Sep 07 2009
The Apocalypse and the Human Need for History: Priya Puliyampet’s First Post
As a young girl, I never wanted to go to sleep. I was convinced that, the moment I closed my eyes, my parents would have a party— one to which everyone but me would be invited. Always afraid that I would miss something, I tried my best to keep my eyes open. However, as it always does, sleep found ways of forcing itself upon me and I would be kept in the dark about the details of the night.
These childhood memories, or lack there of, have shaped my view of the readings for this week (The Book of Revelation, Prof. Quinby’s The Millennial Seduction, and Frank Kermode’s “The Sense of an Ending”) because, on some macro level, apocalyptic stories are just way for us to deal with the fact that we will, one day, die. Once dead, our story ends rather abruptly— we have no insight to chronicle history after the time of our death and, possibly, cannot even make sense of our death. We go through life like the characters of In the Labrynth, a book cited in Kermode’s piece: our life basically consists of our own perceptual experiences and the book, like our lives “ended where it began.”

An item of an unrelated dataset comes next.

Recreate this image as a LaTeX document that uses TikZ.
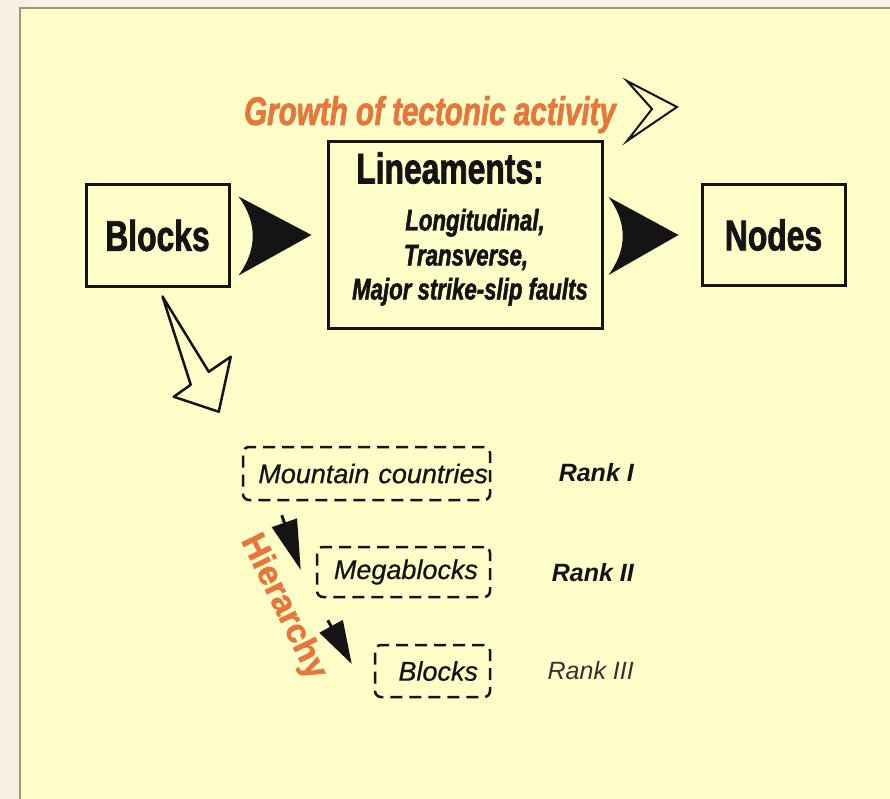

So, it is not very surprising that the passage of time is not necessarily an intuitive matter. Again, if it were, how could the ancient Greeks and many other societies see time as circular while the Judeo-Christian West sees it as largely linear (Kermode quotes Aristotle by saying that he believed that men died because they could not join their beginnings with their ends)? Perhaps we need a narrative to tell us what come first, and what comes next. In fact, there is an emerging theory in social/personality psychology that humans need a story to make a sense of them— this is called the personal narrative and our identity is defined by how this narrative is related to the predominant culture’s narrative. All narratives need to come to an end for them to be coherent, and because we have no idea how history will end, we create doomsday stories.